The BJP and Modi have repeatedly spoken of the need for holding of simultaneous Lok Sabha and assembly polls, and towards that have a policy of a ‘one nation, one election’.
It is nearly seven years since this BJP wave set in; and, call it the seven-year itch, or a desperate attempt to hold on to power in the state, but the BJP’s coalition government in Haryana has found it more expedient to ignore the party’s promises that it will work towards shaping a more unified India. For example, its campaign for the abolition of Article 370, which granted special status to the erstwhile state of Jammu and Kashmir, argued among other things against the constitutional provision as it barred outsiders from buying land there.
When we come to Haryana, the promise to reserve two-thirds of the state’s private sector jobs was part of the poll promise of BJP’s coalition partner, the Dushyant Chautala-led Jannayak Janta Party (JJP).
The BJP has succumbed to not merely the coalition pressures of running a government in Haryana, which has witnessed growing disaffection in recent months, but appears to be going against its avowed project of ‘India First’.
Here is an excerpt from the BJP’s 2014 manifesto on the subject.
‘India First simply means nurturing and protecting all the elements, which India is made of. It does not exclude anyone or anything — it only includes everything and everyone, which India is made of.
It is complete India; without exclusion, without exception. It also means that whatever is in the interest of India will be in the interest of all the elements that India is made up of, including its citizens,’ the manifesto read.

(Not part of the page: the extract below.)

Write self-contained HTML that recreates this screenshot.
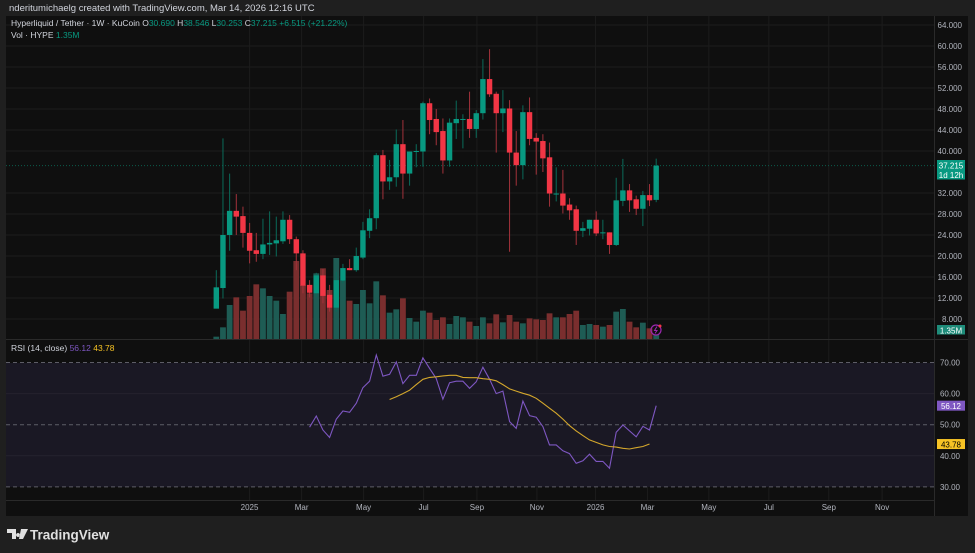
<!DOCTYPE html>
<html><head><meta charset="utf-8">
<style>
html,body{margin:0;padding:0;background:#1f1f1f;width:975px;height:553px;overflow:hidden;font-family:"Liberation Sans",sans-serif;}
svg{position:absolute;left:0;top:0}
</style></head>
<body>
<svg id="chart" width="975" height="553">
<rect x="0" y="0" width="975" height="553" fill="#1f1f1f"/>
<text x="9" y="11" font-size="9.5" fill="#d1d4dc">nderitumichaelg created with TradingView.com, Mar 14, 2026 12:16 UTC</text>
<rect x="6" y="16" width="962" height="500" fill="#0f0f0f"/>
<g id="grid"></g>
<rect x="6" y="363" width="928" height="124" fill="#1a1824"/>
<g id="gridtop"></g>
<g id="vol"></g>
<g id="candles"></g>
<g id="rsi"></g>
<line x1="6" y1="339.5" x2="968" y2="339.5" stroke="#2a2a2a"/>
<line x1="934.5" y1="16" x2="934.5" y2="516" stroke="#2a2a2a"/>
<line x1="6" y1="500.5" x2="934" y2="500.5" stroke="#2a2a2a"/>
<g id="axes"></g>
<text x="11" y="26" font-size="8.5" fill="#d1d4dc">Hyperliquid / Tether · 1W · KuCoin <tspan>O</tspan><tspan fill="#089981">30.690</tspan> H<tspan fill="#089981">38.546</tspan> L<tspan fill="#089981">30.253</tspan> C<tspan fill="#089981">37.215</tspan> <tspan fill="#089981">+6.515 (+21.22%)</tspan></text>
<text x="11" y="38" font-size="8.5" fill="#d1d4dc">Vol · HYPE <tspan fill="#089981">1.35M</tspan></text>
<text x="11" y="351" font-size="8.5" fill="#d1d4dc">RSI (14, close) <tspan fill="#7e57c2">56.12</tspan> <tspan fill="#f7c325">43.78</tspan></text>
<g><circle cx="656" cy="330" r="5" fill="none" stroke="#9c27b0" stroke-width="1.2"/><path d="M657 326.5 L654.5 330.5 L657 330.5 L655 333.5" stroke="#9c27b0" fill="none" stroke-width="1"/><circle cx="660" cy="326" r="1.5" fill="#f23645"/></g>
<g><path d="M7 529 h9 v10 h-4 v-6 h-5z M18 533 a2 2 0 1 0 0.1 0z M21 529 h7 l-5 10 h-4z" fill="#e0e0e0"/><text x="30" y="539.5" font-size="13.5" font-weight="bold" fill="#e0e0e0">TradingView</text></g>
</svg>
<script>
// ===== Candle data (weekly) =====
const opens  = [9.97,13.9,24.0,28.6,27.6,24.4,21.1,20.4,22.2,22.4,22.8,26.9,23.2,20.5,14.5,12.9,16.3,12.6,10.16,15.3,17.7,17.3,19.7,24.8,27.2,39.2,34.2,35.0,41.3,35.7,40.0,39.9,49.1,46.1,43.8,38.2,45.3,46.1,46.1,44.2,47.2,53.7,50.9,47.2,48.1,39.7,37.3,47.4,42.5,41.9,38.8,31.9,31.9,29.8,28.9,24.8,25.2,26.9,24.5,24.5,22.1,30.5,32.5,30.8,29.0,31.6,30.69];
const highs  = [17.3,42.4,35.7,31.8,29.4,26.3,24.4,27.1,28.5,27.5,28.5,27.8,23.7,21.1,15.4,16.8,17.5,14.5,17.0,18.5,19.4,21.6,26.5,28.9,39.6,40.2,38.3,44.1,45.9,39.9,41.3,49.4,50.0,48.0,46.2,46.2,49.6,47.0,51.3,47.8,57.5,59.4,51.3,51.6,49.7,43.8,48.7,50.2,43.4,43.2,41.6,36.9,36.4,31.0,29.6,26.5,26.9,28.5,26.9,24.5,34.9,38.5,33.7,31.5,32.4,33.7,38.546];
const lows   = [10.0,11.9,21.0,24.0,21.6,18.6,18.9,19.4,20.2,19.9,22.3,22.3,17.3,12.9,12.1,12.2,11.0,9.4,9.4,14.8,17.3,17.0,19.4,23.4,25.1,30.8,32.6,33.2,30.9,33.4,36.9,37.0,43.2,41.1,35.7,37.0,42.3,40.5,42.5,42.5,46.0,50.3,39.7,43.6,20.8,33.4,34.6,41.1,35.5,36.0,29.4,30.4,28.1,26.9,22.1,23.6,23.9,23.8,23.2,20.4,21.9,29.5,28.4,27.8,25.7,29.5,30.253];
const closes = [14.03,24.0,28.6,27.5,24.4,21.0,20.4,22.2,22.5,23.0,26.9,23.2,20.5,14.35,13.0,16.3,12.4,10.16,15.4,17.7,17.3,20.0,24.9,27.2,39.2,34.2,35.0,41.3,35.7,39.9,40.0,49.1,45.9,43.6,38.2,45.4,46.1,46.1,44.2,47.2,53.7,50.8,47.2,48.1,39.7,37.3,47.4,42.3,41.8,38.6,31.9,31.9,29.6,28.7,24.8,25.3,26.9,24.3,24.5,22.1,30.6,32.5,30.6,29.0,31.6,30.6,37.215];
const volumes = [0.7,3.5,10.2,12.5,8.5,12.9,16.4,15.2,12.9,11.5,7.5,14.2,23.4,16.2,13.7,19.7,21.2,14.7,24.3,17.5,11.5,10.5,14.7,10.7,17.3,13.1,7.9,8.9,12.2,6.3,5.2,8.5,7.9,5.7,6.5,4.5,6.9,6.5,5.2,3.9,6.5,4.7,7.4,5.0,7.2,5.2,4.7,6.2,5.9,5.7,7.7,6.5,6.5,7.5,8.5,4.2,4.5,4.2,3.7,4.2,8.2,9.0,5.2,3.5,4.9,3.2,1.35];
// RSI starts at candle index 14, MA at candle index 26
const rsiValues = [49.2,52.8,48.3,45.9,51.8,54.4,54.0,56.9,61.9,64.0,72.4,65.6,66.2,70.2,63.2,65.9,65.9,71.5,68.1,64.9,58.2,63.5,64.0,64.0,61.7,63.8,68.5,64.6,60.0,60.8,51.0,48.8,57.6,52.9,52.4,49.4,43.5,43.5,41.6,40.7,37.6,38.4,40.5,38.2,38.2,36.0,47.6,49.9,48.0,46.1,49.5,48.3,56.12];
const rsiMA = [58.1,59.0,60.0,61.1,62.9,64.6,65.2,65.4,65.7,65.9,65.9,65.2,65.1,65.1,64.8,64.6,64.1,62.9,61.5,60.8,60.1,59.5,58.5,56.9,55.3,53.7,51.8,49.7,48.0,46.5,45.1,44.3,43.5,43.0,42.8,42.4,42.2,42.6,43.0,43.78];
const priceTicks = [64,60,56,52,48,44,40,32,28,24,20,16,12,8];
const rsiTicks = [70,60,50,40,30];
const timeLabels = ["2025","Mar","May","Jul","Sep","Nov","2026","Mar","May","Jul","Sep","Nov"];
const timeIdx = [4.99,12.8,22.1,31.1,39.1,48.1,56.9,64.7,73.9,82.9,91.9,99.9];

const NS="http://www.w3.org/2000/svg";
const X0=216.3, STEP=6.665;
const xAt=i=>X0+i*STEP;
const yP=p=>25+(64-p)*5.25;
const yR=v=>362.5+(70-v)*3.11;
const yV=v=>339-v*10/3;
function mk(tag,parent,attrs){const e=document.createElementNS(NS,tag);for(const k in attrs)e.setAttribute(k,attrs[k]);document.getElementById(parent).appendChild(e);return e;}
const UP="#089981",DN="#f23645",UPV="#1e5c54",DNV="#7a2e2e";

// grid
priceTicks.forEach(p=>{const l=mk('line','grid',{x1:6,x2:934,y1:yP(p),y2:yP(p),stroke:'#1c1c1c'});

});
timeIdx.forEach(t=>{const l=mk('line','grid',{x1:xAt(t),x2:xAt(t),y1:16,y2:500,stroke:'#1c1c1c'});

});
rsiTicks.forEach(v=>{const dashed=(v%20===10);const l=mk('line','gridtop',{x1:6,x2:934,y1:yR(v),y2:yR(v),stroke:dashed?'#5d5d66':'#25222e','stroke-dasharray':dashed?'4,3':'none'});

});
// last price line
{const l=mk('line','gridtop',{x1:6,x2:934,y1:yP(closes[closes.length-1]),y2:yP(closes[closes.length-1]),stroke:'#0b5c4b','stroke-dasharray':'1,2'});

}

// volume
volumes.forEach((v,i)=>{const up=closes[i]>=opens[i];const r=mk('rect','vol',{x:xAt(i)-2.9,y:yV(v),width:5.8,height:339-yV(v),fill:up?UPV:DNV});

});

// candles
opens.forEach((o,i)=>{const c=closes[i];const up=c>=o;const col=up?UP:DN;const x=xAt(i);
const w=mk('line','candles',{x1:x,x2:x,y1:yP(highs[i]),y2:yP(lows[i]),stroke:up?'#0a6b5a':'#a3323b','stroke-width':1});


const top=yP(Math.max(o,c)),bot=yP(Math.min(o,c));
const b=mk('rect','candles',{x:x-2.7,y:top,width:5.4,height:Math.max(1,bot-top),fill:col});

});

// RSI
const rsiPts=rsiValues.map((v,j)=>xAt(14+j).toFixed(1)+','+yR(v).toFixed(1)).join(' ');
const rl=mk('polyline','rsi',{points:rsiPts,fill:'none',stroke:'#7e57c2','stroke-width':1.1});


const maPts=rsiMA.map((v,j)=>xAt(26+j).toFixed(1)+','+yR(v).toFixed(1)).join(' ');
const ml=mk('polyline','rsi',{points:maPts,fill:'none',stroke:'#d4a72c','stroke-width':1.1});



// axes labels
priceTicks.forEach(p=>{const t=mk('text','axes',{x:962,y:yP(p)+3,'font-size':8,fill:'#b2b5be','text-anchor':'end'});t.textContent=p.toFixed(3);

});
[[60,false],[50,false],[40,false],[30,false],[70,false]].forEach(([v])=>{const t=mk('text','axes',{x:960,y:yR(v)+3,'font-size':8,fill:'#b2b5be','text-anchor':'end'});t.textContent=v.toFixed(2);

});
timeLabels.forEach((s,k)=>{const t=mk('text','axes',{x:xAt(timeIdx[k]),y:510,'font-size':8,fill:'#b2b5be','text-anchor':'middle'});t.textContent=s;

});
// price badges
function badge(y,h,fill,lines,tc,name){const r=mk('rect','axes',{x:937,y:y,width:28,height:h,fill:fill});


lines.forEach((s,k)=>{const t=mk('text','axes',{x:951,y:y+8.5+k*9.5,'font-size':8,fill:tc,'text-anchor':'middle'});t.textContent=s;

});}
badge(160,19.5,'#089981',['37.215','1d 12h'],'#fff','last-price-badge');
badge(325,9.5,'#1e8c7a',['1.35M'],'#fff','volume-badge');
badge(yR(56.12)-5,10,'#7e57c2',['56.12'],'#fff','rsi-value-badge');
badge(yR(43.78)-5,10,'#f7c325',['43.78'],'#000','rsi-ma-badge');
</script>
</body></html>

The manifesto went on to state that ‘For the BJP, the only philosophy and religion of a government should be India First,’ the manifesto said.
In recent years, ruling parties in Telangana and Jharkhand have also proposed similar reservations in private sector jobs, but Haryana is the first to push for it to be legislated.
It isn’t a coincidence that Chautala has piloted the seemingly populist legislation at a time when he is under pressure to quit the state government on the issue of its support to the contentious farm laws.
The legislation has triggered fears of not only hurting productivity in the state, but also give free run to inspector raj. The law could threaten the prosperity of Haryana’s industrial and business cities such as Faridabad and Gurugram that have benefited from being neighbours of the national capital.